A light and not too sweet hibiscus peach black tea custard filling for a homemade pastry tart.
hibiscus peach tart
When I mentioned that I wanted to bake something different that was not a French macaron, someone suggested tarts (and truffles, but that’s for another day). Dessert challenge accepted! I’ve always loved the look of fruit tarts, but the idea of making a pastry tart shell from scratch was a bit intimidating. I know right? This coming from someone who makes decent macarons, haha. Don’t give me too much credit.
Recently, I found a new YouTuber, Acorn Bakes, to follow. Curtis is from the UK and he makes wonderful desserts. Might I add that his mirror glaze recipe is the easiest I’ve seen. Easy to follow recipes are a huge plus, especially when you can use the tools right out of your kitchen! If you’re a visual person, check out his YouTube channel. If you’d like to see full recipes and directions, then check out his Acorn Bakes blog. Regardless of what platform you choose, each social media link displays his scrumptious treats. He’s also super friendly and responds quickly (minus the time zone differences) so reach out if you have any questions. Also, the meringue decorations I used are also located on his channel.

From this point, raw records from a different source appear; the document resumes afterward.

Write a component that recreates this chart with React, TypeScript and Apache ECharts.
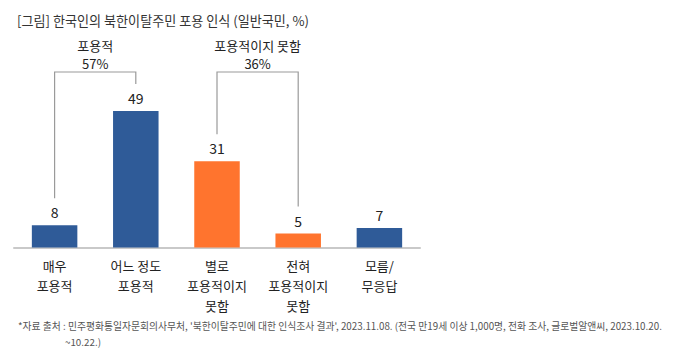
import React, { useEffect, useRef } from "react";
import * as echarts from "echarts";

const categories = ["매우\n포용적", "어느 정도\n포용적", "별로\n포용적이지\n못함", "전혀\n포용적이지\n못함", "모름/\n무응답"];
const values = [8, 49, 31, 5, 7];
const barColors = ["#2f5b98", "#2f5b98", "#ff742e", "#ff742e", "#2f5b98"];
const groupLabels = ["포용적", "포용적이지 못함"];
const groupValues = ["57%", "36%"];
const groupRanges = [[0, 1], [2, 3]];
const titleText = "[그림] 한국인의 북한이탈주민 포용 인식 (일반국민, %)";
const noteLine1 = "*자료 출처 : 민주평화통일자문회의사무처, '북한이탈주민에 대한 인식조사 결과', 2023.11.08. (전국 만19세 이상 1,000명, 전화 조사, 글로벌알앤씨, 2023.10.20.";
const noteLine2 = "~10.22.)";

const FONT = "'Noto Sans CJK KR', 'Noto Sans', sans-serif";

export default function App() {
  const ref = useRef<HTMLDivElement>(null);
  useEffect(() => {
    document.body.style.margin = "0";
    const chart = echarts.init(ref.current!, null, { renderer: "svg" });
    chart.setOption({
      animation: false,
      textStyle: { fontFamily: FONT },
      grid: { left: 14, width: 406, top: 80.5, height: 167 },
      xAxis: {
        type: "category",
        data: categories,
        axisLine: { lineStyle: { color: "#c9c9c9", width: 2 } },
        axisTick: { show: false },
        axisLabel: { color: "#222", fontSize: 13, lineHeight: 20, margin: 8, interval: 0, fontFamily: FONT },
      },
      yAxis: { type: "value", min: 0, max: 60, show: false, splitLine: { show: false } },
      series: [
        {
          type: "bar",
          data: values.map((v, i) => ({ value: v, itemStyle: { color: barColors[i] } })),
          barWidth: 45.5,
          label: { show: true, position: "top", distance: 6, color: "#222", fontSize: 14, fontFamily: FONT },
        },
      ],
    });
    const topY = 72;
    const graphics: any[] = [];
    groupRanges.forEach((rg, gi) => {
      const [x0, y0] = chart.convertToPixel({ seriesIndex: 0 }, [rg[0], values[rg[0]]]) as number[];
      const [x1, y1] = chart.convertToPixel({ seriesIndex: 0 }, [rg[1], values[rg[1]]]) as number[];
      graphics.push({
        type: "polyline",
        shape: { points: [[x0, y0 - 27], [x0, topY], [x1, topY], [x1, y1 - 27]] },
        style: { stroke: "#9a9a9a", lineWidth: 1.2, fill: null },
      });
      const cx = (x0 + x1) / 2;
      graphics.push({
        type: "text", x: cx, y: 45,
        style: { text: groupLabels[gi], fill: "#222", font: `13px ${FONT}`, align: "center", verticalAlign: "middle" },
      });
      graphics.push({
        type: "text", x: cx, y: 63,
        style: { text: groupValues[gi], fill: "#222", font: `13px ${FONT}`, align: "center", verticalAlign: "middle" },
      });
    });
    graphics.push({
      type: "text", x: 17, y: 20,
      style: { text: titleText, fill: "#333", font: `13.1px ${FONT}`, verticalAlign: "middle" },
    });
    graphics.push({
      type: "text", x: 18, y: 326,
      style: { text: noteLine1, fill: "#555", font: `9.8px ${FONT}`, verticalAlign: "middle" },
    });
    graphics.push({
      type: "text", x: 65, y: 342,
      style: { text: noteLine2, fill: "#555", font: `9.8px ${FONT}`, verticalAlign: "middle" },
    });
    chart.setOption({ graphic: graphics });
    return () => chart.dispose();
  }, []);
  return <div ref={ref} style={{ width: 674, height: 357 }} />;
}
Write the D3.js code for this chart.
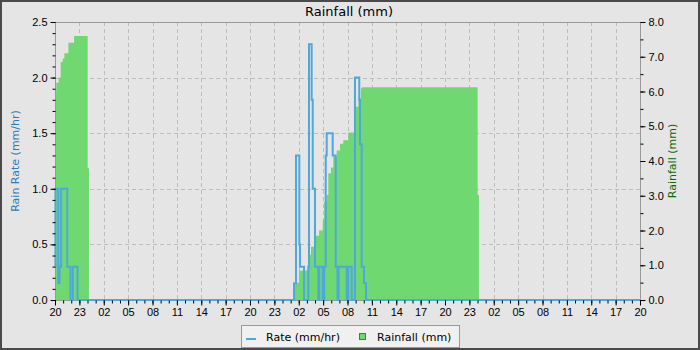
<!DOCTYPE html>
<html>
<head>
<meta charset="utf-8">
<script src="https://cdn.jsdelivr.net/npm/d3@7"></script>
<style>
  body { margin: 0; background: #e5e5e5; }
  svg { display: block; font-family: "DejaVu Sans", sans-serif; }
</style>
</head>
<body>
<div id="chart"></div>
<script>
// hours since 20:00 on the first day, step values
var rainHours = [0, 0.15, 0.45, 0.7, 0.95, 1.15, 1.65, 2.35, 4.02, 4.18,
                 29.48, 30.03, 31.14, 31.5, 31.94, 32.5, 32.95, 33.14, 33.44, 33.64,
                 33.97, 34.25, 34.67, 35.08, 35.48, 36.1, 36.92, 37.33, 37.66, 37.78,
                 52.02, 52.18];
var rainValues = [6.0, 6.25, 6.4, 6.85, 6.95, 7.1, 7.4, 7.6, 3.8, 0,
                  0.5, 0.85, 1.3, 1.53, 1.85, 2.0, 2.3, 2.83, 3.02, 3.65,
                  3.81, 4.12, 4.3, 4.5, 4.6, 4.82, 5.56, 5.8, 6.09, 6.12,
                  3.02, 0];

var rateHours = [0, 0.05, 0.4, 0.55, 0.75, 1.51, 1.9, 2.2, 2.77,
                 29.42, 29.66, 30.07, 30.15, 30.65, 31.18, 31.26, 31.59, 31.72, 32.0,
                 32.41, 32.53, 32.95, 33.14, 33.32, 33.44, 34.18, 34.55, 34.77, 34.9,
                 35.9, 36.1, 36.52, 36.92, 37.45, 37.54, 37.75, 38.03, 38.28, 72];
var rateValues = [0.3, 1.0, 0.15, 0.3, 1.0, 0.3, 0, 0.3, 0,
                  0.15, 1.3, 0.5, 0.3, 0, 0.3, 2.3, 1.8, 1.0, 0.3,
                  0, 0.3, 0, 0.3, 1.3, 1.5, 1.3, 0.3, 0, 0.3,
                  0, 0.3, 0, 2.0, 1.8, 1.4, 0.3, 0.15, 0, 0];

var hourLabels = ['20', '23', '02', '05', '08', '11', '14', '17'];
var rateTicks = [0, 0.5, 1.0, 1.5, 2.0, 2.5];
var rainTicks = [0, 1, 2, 3, 4, 5, 6, 7, 8];

(function()
{
  var W = 700, H = 350;
  var plotLeft = 55, plotRight = 640, plotTop = 22, plotBottom = 300;

  var svg = d3.select('#chart').append('svg')
    .attr('width', W).attr('height', H);

  svg.append('rect')
    .attr('x', 1).attr('y', 1).attr('width', W - 2).attr('height', H - 2)
    .attr('fill', '#e5e5e5').attr('stroke', '#4a4a4a').attr('stroke-width', 2);

  var x = d3.scaleLinear().domain([0, 72]).range([plotLeft, plotRight]);
  var yRate = d3.scaleLinear().domain([0, 2.5]).range([plotBottom, plotTop]);
  var yRain = d3.scaleLinear().domain([0, 8]).range([plotBottom, plotTop]);

  // grid
  var grid = svg.append('g')
    .attr('stroke', '#bdbdbd').attr('stroke-dasharray', '4,3').attr('stroke-width', 1);
  grid.selectAll('line.v')
    .data(d3.range(3, 72, 3))
    .enter().append('line')
      .attr('x1', function(d) { return Math.round(x(d)) + 0.5; })
      .attr('x2', function(d) { return Math.round(x(d)) + 0.5; })
      .attr('y1', plotTop).attr('y2', plotBottom);
  grid.selectAll('line.h')
    .data(rateTicks.slice(1, -1))
    .enter().append('line')
      .attr('x1', plotLeft).attr('x2', plotRight)
      .attr('y1', function(d) { return Math.round(yRate(d)) + 0.5; })
      .attr('y2', function(d) { return Math.round(yRate(d)) + 0.5; });

  // rainfall area
  var rain = rainHours.map(function(h, i) { return { h: h, v: rainValues[i] }; });
  svg.append('path')
    .datum(rain)
    .attr('fill', '#70d870')
    .attr('d', d3.area()
      .curve(d3.curveStepAfter)
      .x(function(d) { return x(d.h); })
      .y0(yRain(0))
      .y1(function(d) { return yRain(d.v); }));

  // frame
  svg.append('rect')
    .attr('x', plotLeft + 0.5).attr('y', plotTop + 0.5)
    .attr('width', plotRight - plotLeft).attr('height', plotBottom - plotTop)
    .attr('fill', 'none').attr('stroke', '#999');

  // rate line
  var rate = rateHours.map(function(h, i) { return { h: h, v: rateValues[i] }; });
  svg.append('path')
    .datum(rate)
    .attr('fill', 'none')
    .attr('stroke', '#4ea8dc')
    .attr('stroke-width', 2)
    .attr('d', d3.line()
      .curve(d3.curveStepAfter)
      .x(function(d) { return x(d.h); })
      .y(function(d) { return yRate(d.v); }));

  // axes
  function styleAxis(g)
  {
    g.select('.domain').remove();
    g.selectAll('text').attr('fill', '#000').style('font-size', '11px');
    g.selectAll('line').attr('stroke', '#000');
  }

  svg.append('g')
    .attr('transform', 'translate(0,' + (plotBottom + 0.5) + ')')
    .call(d3.axisBottom(x).tickValues(d3.range(0, 73, 1)).tickSize(3).tickFormat(''))
    .call(styleAxis);
  svg.append('g')
    .attr('transform', 'translate(0,' + (plotBottom + 0.5) + ')')
    .call(d3.axisBottom(x).tickValues(d3.range(0, 73, 3)).tickSize(5).tickPadding(3)
      .tickFormat(function(d, i) { return hourLabels[i % 8]; }))
    .call(styleAxis);

  svg.append('g')
    .attr('transform', 'translate(' + (plotLeft + 0.5) + ',0)')
    .call(d3.axisLeft(yRate).tickValues(d3.range(0, 26, 1).map(function(d) { return d / 10; }))
      .tickSize(3).tickFormat(''))
    .call(styleAxis);
  svg.append('g')
    .attr('transform', 'translate(' + (plotLeft + 0.5) + ',0)')
    .call(d3.axisLeft(yRate).tickValues(rateTicks).tickSize(5).tickPadding(3)
      .tickFormat(d3.format('.1f')))
    .call(styleAxis);

  svg.append('g')
    .attr('transform', 'translate(' + (plotRight + 0.5) + ',0)')
    .call(d3.axisRight(yRain).tickValues(d3.range(0, 17, 1).map(function(d) { return d / 2; }))
      .tickSize(3).tickFormat(''))
    .call(styleAxis);
  svg.append('g')
    .attr('transform', 'translate(' + (plotRight + 0.5) + ',0)')
    .call(d3.axisRight(yRain).tickValues(rainTicks).tickSize(5).tickPadding(3)
      .tickFormat(d3.format('.1f')))
    .call(styleAxis);

  // titles
  svg.append('text')
    .attr('x', 349).attr('y', 16)
    .attr('text-anchor', 'middle')
    .style('font-size', '13px')
    .text('Rainfall (mm)');

  svg.append('text')
    .attr('transform', 'translate(19,' + ((plotTop + plotBottom) / 2) + ') rotate(-90)')
    .attr('text-anchor', 'middle')
    .attr('fill', '#2c7bb6')
    .style('font-size', '11px')
    .text('Rain Rate (mm/hr)');

  svg.append('text')
    .attr('transform', 'translate(676,' + ((plotTop + plotBottom) / 2) + ') rotate(-90)')
    .attr('text-anchor', 'middle')
    .attr('fill', '#0a6a0a')
    .style('font-size', '11px')
    .text('Rainfall (mm)');

  // legend
  var legend = svg.append('g');
  legend.append('rect')
    .attr('x', 241.5).attr('y', 325.5).attr('width', 218).attr('height', 22)
    .attr('fill', '#f0f0f0').attr('stroke', '#999');
  legend.append('line')
    .attr('x1', 246).attr('x2', 256).attr('y1', 339).attr('y2', 339)
    .attr('stroke', '#4ea8dc').attr('stroke-width', 2);
  legend.append('text')
    .attr('x', 266).attr('y', 341).style('font-size', '11px')
    .text('Rate (mm/hr)');
  legend.append('rect')
    .attr('x', 359.5).attr('y', 333.5).attr('width', 6).attr('height', 6)
    .attr('fill', '#70d870').attr('stroke', '#666');
  legend.append('text')
    .attr('x', 377).attr('y', 341).style('font-size', '11px')
    .text('Rainfall (mm)');
})();
</script>
</body>
</html>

For my hibiscus peach custard pastry tart, I halved Curtis’ recipe and was able to make 4-5 heart tart shells. Each shell pan is 4″. I think I could’ve done more if I rolled mine out thin enough. So I’ll leave my notes down below about my thoughts on his recipe. I do not have a lot of suggestions to improve. He’s thorough with his steps from what I can tell.
- • 400ml whole milk
- •1 tsp vanilla extract
- •12 g hibiscus peach black tea loose leaf (6 tea bags)
- •1 ½ Tbsps corn flour
- •75 g granulated sugar
- • 2 large eggs
- • 30 g (about 2 Tbsps) unsalted butter
- Pour your milk into a heavy-bottomed saucepan and add 1 tsp vanilla extract. Place the milk over a medium heat and bring to the boil. When it has boiled, remove from the heat and add tea leaves. Set aside.
- In a small bowl, whisk the corn flour, sugar and egg yolks in a bowl until you have a light yellow color.
- After 5 minutes of steeping, strain tea leaves out.
- Temper the egg yolk mixture by scooping four tablespoons of the milk into the egg yolk mixture and mix well. Repeat two more times. Pour the egg mixture in with the remaining milk and return to the stove on a medium heat for 12-15 minutes, whisking constantly*. It should start to thicken around the 5 minutes mark, but keep stirring. Don't forget the edge and bottom of the pan.
- Remove from heat and mix in the butter.
- After butter has melted, place in a heat safe bowl. Cover with plastic wrap to the top of the custard to prevent a skin forming. Then allow to cool before piping on pastry shell.
- * If you do not whisk constantly, you'll make sweetened scrambled eggs!
Hibiscus Peach Notes
- The milk boils quickly, so keep an eye on it before it overflows.
- You may add loose leaf tea or tea bags. If using loose leaf, make sure you strain the liquids out.
- For my tea, I steeped it for five minutes. Your container will include some instructions on how long to steep. If left too long, the mixture will be bitter so keep an eye on that too!
- Tempering is important. You don’t want to pour the milk directly into eggs and whisk at once before it’s too hot. It will curdle and turn into scrambled eggs!
- When transferring back to medium heat, the mixture will continue to lightly bubble and pop. I’d suggest wearing long sleeves, using an oven mitt or stirring as far as possible to remove the chance of burning yourself.
Hibiscus Peach Pastry Tart Notes
- I halved Acorn Bake’s recipe and it worked out wonderfully.
- I’m sure you can use a pastry blender to minimize the clean up of butter on your hands, but I dug straight in and crumbled everything up.
- My shells came a bit thick, but that’s because it wasn’t thin enough. I’d suggest using a ruler to measure out 1mm-2mm thickness if you’re unsure. Because I was definitely unsure. If you think it would be hard to cut through, it’s probably too thick. If you’re docking your pastry and it feels thick, you should probably re-roll. I baked it anyway because it’ll still taste good. 🙂
Hibiscus Peach Decoration Notes
- Raspberries looked good on my tart, but was a bit too tart for my taste. Definitely add in blueberries.
- Forgot to glaze my fruits, but there’s always a next time.
- I have a really awkward arrangement of my fruits and meringue, but I’m working on it.
- Don’t care for the color of my custard, but not sure how to modify it yet.
Overall, as my first attempt, I think I did pretty good! I’m happy with the success and even more giddy on the taste of everything. The only thing I’d change is the poopy color of my custard, haha.